**AIM**
Below is some material; set it all down exactly, apart from the pictures.

⟨

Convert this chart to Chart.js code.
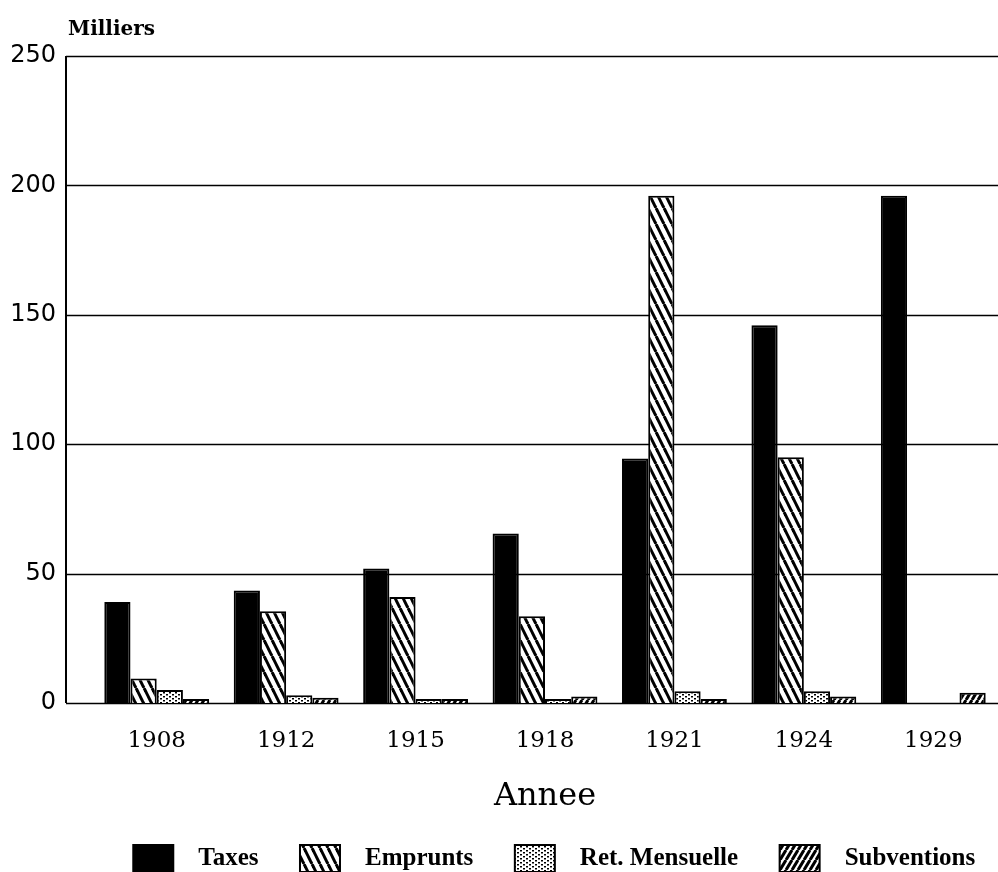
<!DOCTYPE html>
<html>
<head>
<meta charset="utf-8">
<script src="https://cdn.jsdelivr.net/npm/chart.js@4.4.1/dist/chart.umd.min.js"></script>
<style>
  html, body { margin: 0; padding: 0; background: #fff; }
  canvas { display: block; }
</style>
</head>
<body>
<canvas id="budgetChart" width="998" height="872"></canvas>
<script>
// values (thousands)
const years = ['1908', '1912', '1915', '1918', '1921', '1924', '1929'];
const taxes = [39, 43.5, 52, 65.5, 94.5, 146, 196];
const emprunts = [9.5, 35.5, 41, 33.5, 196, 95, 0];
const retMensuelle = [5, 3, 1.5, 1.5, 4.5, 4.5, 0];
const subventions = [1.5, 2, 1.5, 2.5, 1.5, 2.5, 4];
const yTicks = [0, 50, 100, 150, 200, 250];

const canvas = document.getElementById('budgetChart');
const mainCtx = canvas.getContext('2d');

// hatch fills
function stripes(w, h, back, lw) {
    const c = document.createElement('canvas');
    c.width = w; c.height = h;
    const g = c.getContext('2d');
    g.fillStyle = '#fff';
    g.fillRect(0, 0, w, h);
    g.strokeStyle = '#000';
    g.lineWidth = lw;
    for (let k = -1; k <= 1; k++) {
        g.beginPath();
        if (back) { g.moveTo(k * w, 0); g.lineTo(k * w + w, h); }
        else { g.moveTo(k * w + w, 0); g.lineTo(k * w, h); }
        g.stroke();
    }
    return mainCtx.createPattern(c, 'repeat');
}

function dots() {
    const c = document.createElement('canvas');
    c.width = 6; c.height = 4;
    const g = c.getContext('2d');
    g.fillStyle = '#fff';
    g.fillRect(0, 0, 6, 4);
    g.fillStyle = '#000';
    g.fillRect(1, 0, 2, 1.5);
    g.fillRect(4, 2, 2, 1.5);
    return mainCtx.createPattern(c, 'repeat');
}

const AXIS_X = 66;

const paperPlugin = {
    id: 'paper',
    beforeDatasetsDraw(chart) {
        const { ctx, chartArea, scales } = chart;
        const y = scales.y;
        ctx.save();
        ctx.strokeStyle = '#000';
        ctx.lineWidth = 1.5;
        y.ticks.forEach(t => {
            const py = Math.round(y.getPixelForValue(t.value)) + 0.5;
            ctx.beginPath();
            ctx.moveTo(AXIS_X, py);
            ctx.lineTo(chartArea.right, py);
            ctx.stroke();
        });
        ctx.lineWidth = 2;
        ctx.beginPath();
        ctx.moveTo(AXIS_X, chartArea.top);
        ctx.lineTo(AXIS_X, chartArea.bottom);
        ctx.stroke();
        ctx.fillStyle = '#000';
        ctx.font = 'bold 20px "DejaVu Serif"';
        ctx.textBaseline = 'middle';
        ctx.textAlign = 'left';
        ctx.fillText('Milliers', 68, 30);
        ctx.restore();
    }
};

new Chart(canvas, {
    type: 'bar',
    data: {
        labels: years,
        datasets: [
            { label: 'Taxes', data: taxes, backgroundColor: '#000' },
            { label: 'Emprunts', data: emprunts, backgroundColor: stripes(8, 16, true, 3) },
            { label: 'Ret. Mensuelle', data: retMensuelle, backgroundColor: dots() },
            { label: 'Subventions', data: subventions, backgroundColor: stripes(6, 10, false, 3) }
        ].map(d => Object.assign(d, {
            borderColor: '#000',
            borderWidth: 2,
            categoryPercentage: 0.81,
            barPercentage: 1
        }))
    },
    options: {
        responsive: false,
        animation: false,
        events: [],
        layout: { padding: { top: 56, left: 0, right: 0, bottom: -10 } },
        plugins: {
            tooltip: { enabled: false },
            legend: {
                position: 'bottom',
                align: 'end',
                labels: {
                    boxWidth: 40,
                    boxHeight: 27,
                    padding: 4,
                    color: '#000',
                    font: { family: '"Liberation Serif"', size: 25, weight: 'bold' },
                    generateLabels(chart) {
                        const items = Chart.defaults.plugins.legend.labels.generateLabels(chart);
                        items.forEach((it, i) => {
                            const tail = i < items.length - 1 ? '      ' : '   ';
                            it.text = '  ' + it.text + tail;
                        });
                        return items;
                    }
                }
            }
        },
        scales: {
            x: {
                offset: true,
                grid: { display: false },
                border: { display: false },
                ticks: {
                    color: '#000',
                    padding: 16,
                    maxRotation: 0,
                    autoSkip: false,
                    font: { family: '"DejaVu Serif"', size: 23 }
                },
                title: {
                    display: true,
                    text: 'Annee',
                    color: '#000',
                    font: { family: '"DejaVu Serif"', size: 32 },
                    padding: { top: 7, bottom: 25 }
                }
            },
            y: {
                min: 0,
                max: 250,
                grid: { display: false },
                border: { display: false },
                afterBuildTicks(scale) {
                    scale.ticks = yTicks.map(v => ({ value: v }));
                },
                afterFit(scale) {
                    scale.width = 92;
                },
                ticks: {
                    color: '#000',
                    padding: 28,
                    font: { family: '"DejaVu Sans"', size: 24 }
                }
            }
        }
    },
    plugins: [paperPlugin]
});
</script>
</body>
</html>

⟩

**COMPLETE RESPONSE**
Convert this chart to Chart.js code.
<!DOCTYPE html>
<html>
<head>
<meta charset="utf-8">
<script src="https://cdn.jsdelivr.net/npm/chart.js@4.4.1/dist/chart.umd.min.js"></script>
<style>
  html, body { margin: 0; padding: 0; background: #fff; }
  canvas { display: block; }
</style>
</head>
<body>
<canvas id="budgetChart" width="998" height="872"></canvas>
<script>
// values (thousands)
const years = ['1908', '1912', '1915', '1918', '1921', '1924', '1929'];
const taxes = [39, 43.5, 52, 65.5, 94.5, 146, 196];
const emprunts = [9.5, 35.5, 41, 33.5, 196, 95, 0];
const retMensuelle = [5, 3, 1.5, 1.5, 4.5, 4.5, 0];
const subventions = [1.5, 2, 1.5, 2.5, 1.5, 2.5, 4];
const yTicks = [0, 50, 100, 150, 200, 250];

const canvas = document.getElementById('budgetChart');
const mainCtx = canvas.getContext('2d');

// hatch fills
function stripes(w, h, back, lw) {
    const c = document.createElement('canvas');
    c.width = w; c.height = h;
    const g = c.getContext('2d');
    g.fillStyle = '#fff';
    g.fillRect(0, 0, w, h);
    g.strokeStyle = '#000';
    g.lineWidth = lw;
    for (let k = -1; k <= 1; k++) {
        g.beginPath();
        if (back) { g.moveTo(k * w, 0); g.lineTo(k * w + w, h); }
        else { g.moveTo(k * w + w, 0); g.lineTo(k * w, h); }
        g.stroke();
    }
    return mainCtx.createPattern(c, 'repeat');
}

function dots() {
    const c = document.createElement('canvas');
    c.width = 6; c.height = 4;
    const g = c.getContext('2d');
    g.fillStyle = '#fff';
    g.fillRect(0, 0, 6, 4);
    g.fillStyle = '#000';
    g.fillRect(1, 0, 2, 1.5);
    g.fillRect(4, 2, 2, 1.5);
    return mainCtx.createPattern(c, 'repeat');
}

const AXIS_X = 66;

const paperPlugin = {
    id: 'paper',
    beforeDatasetsDraw(chart) {
        const { ctx, chartArea, scales } = chart;
        const y = scales.y;
        ctx.save();
        ctx.strokeStyle = '#000';
        ctx.lineWidth = 1.5;
        y.ticks.forEach(t => {
            const py = Math.round(y.getPixelForValue(t.value)) + 0.5;
            ctx.beginPath();
            ctx.moveTo(AXIS_X, py);
            ctx.lineTo(chartArea.right, py);
            ctx.stroke();
        });
        ctx.lineWidth = 2;
        ctx.beginPath();
        ctx.moveTo(AXIS_X, chartArea.top);
        ctx.lineTo(AXIS_X, chartArea.bottom);
        ctx.stroke();
        ctx.fillStyle = '#000';
        ctx.font = 'bold 20px "DejaVu Serif"';
        ctx.textBaseline = 'middle';
        ctx.textAlign = 'left';
        ctx.fillText('Milliers', 68, 30);
        ctx.restore();
    }
};

new Chart(canvas, {
    type: 'bar',
    data: {
        labels: years,
        datasets: [
            { label: 'Taxes', data: taxes, backgroundColor: '#000' },
            { label: 'Emprunts', data: emprunts, backgroundColor: stripes(8, 16, true, 3) },
            { label: 'Ret. Mensuelle', data: retMensuelle, backgroundColor: dots() },
            { label: 'Subventions', data: subventions, backgroundColor: stripes(6, 10, false, 3) }
        ].map(d => Object.assign(d, {
            borderColor: '#000',
            borderWidth: 2,
            categoryPercentage: 0.81,
            barPercentage: 1
        }))
    },
    options: {
        responsive: false,
        animation: false,
        events: [],
        layout: { padding: { top: 56, left: 0, right: 0, bottom: -10 } },
        plugins: {
            tooltip: { enabled: false },
            legend: {
                position: 'bottom',
                align: 'end',
                labels: {
                    boxWidth: 40,
                    boxHeight: 27,
                    padding: 4,
                    color: '#000',
                    font: { family: '"Liberation Serif"', size: 25, weight: 'bold' },
                    generateLabels(chart) {
                        const items = Chart.defaults.plugins.legend.labels.generateLabels(chart);
                        items.forEach((it, i) => {
                            const tail = i < items.length - 1 ? '      ' : '   ';
                            it.text = '  ' + it.text + tail;
                        });
                        return items;
                    }
                }
            }
        },
        scales: {
            x: {
                offset: true,
                grid: { display: false },
                border: { display: false },
                ticks: {
                    color: '#000',
                    padding: 16,
                    maxRotation: 0,
                    autoSkip: false,
                    font: { family: '"DejaVu Serif"', size: 23 }
                },
                title: {
                    display: true,
                    text: 'Annee',
                    color: '#000',
                    font: { family: '"DejaVu Serif"', size: 32 },
                    padding: { top: 7, bottom: 25 }
                }
            },
            y: {
                min: 0,
                max: 250,
                grid: { display: false },
                border: { display: false },
                afterBuildTicks(scale) {
                    scale.ticks = yTicks.map(v => ({ value: v }));
                },
                afterFit(scale) {
                    scale.width = 92;
                },
                ticks: {
                    color: '#000',
                    padding: 28,
                    font: { family: '"DejaVu Sans"', size: 24 }
                }
            }
        }
    },
    plugins: [paperPlugin]
});
</script>
</body>
</html>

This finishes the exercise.